The Race for Paradise: An Islamic History of the Crusades
- Author: Paul M. Cobb
- Subject: History
- Publication date: 2014
- ISBN: 978-0199532018

= The Race for Paradise =

2014 work on the history of the crusades

The Race for Paradise: An Islamic History of the Crusades is a work on the history of the crusades by Paul M. Cobb, focusing on the perspective of medieval Muslims.

==Synopsis==
Instead of following the traditional chronology of The Crusades—beginning with the Council of Clermont and the First Crusade, and ending with the Siege of Acre—Cobb begins with the Norman conquest of Sicily and ends with the 1453 Ottoman Conquest of Constantinople. Also avoided is the numerical progression of the Crusades, in favour of a compressive view of the clash between the Islamic and Christian world's throughout the Mediterranean. The work is organised chronologically into 9 chapters, each focussing on concurrent in different regions.

==Reception==
Beth Spacey, in the British Journal for Military History found the book "reward[ed] the reader with both breadth and depth", which she thought would be valuable "to specialist and non-specialist readers alike".

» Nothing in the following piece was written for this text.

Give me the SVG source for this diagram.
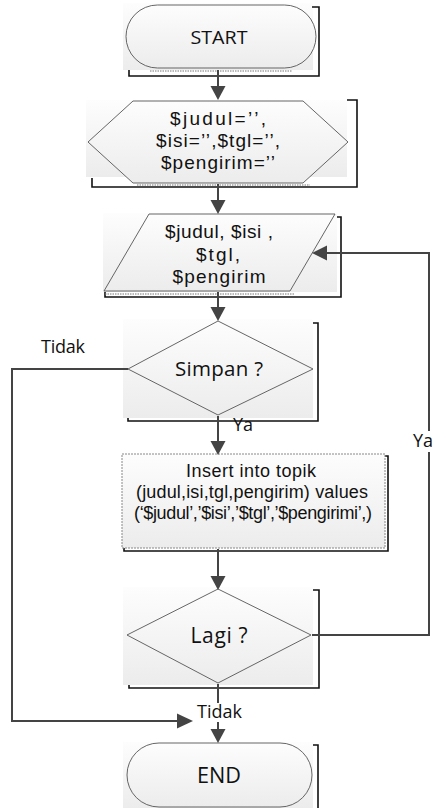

Roberto Celestre, in Oriente Moderno, was complimentary of the serious attempt to present an Islamic perspective on the crusades without demonising the crusaders. Similarly, Alex Mallett, in the Bulletin of the School of Oriental & African Studies, thought it compared well to previous attempts at a study of the Islamic perspective on the conflict which were either sensationalist—such as The Crusades through Arab Eyes—or lacking the general political history—The Crusades: Islamic Perspectives. Overall, he called it an "exceptional [...] introduction to the Muslim side of the Crusades".

Stephanie Honchell, in the Review of Middle East Studies, called it an "impressive and thought-provoking contribution
to the historiography of both the Crusades and the Islamic world" and "original and innovative work". He also thought that the periodization that Cobb proposed "promotes a shift away from Eurocentrism". Niall Christie, in The Historian, also called it a "an outstanding history of the Muslim experience of the Crusades".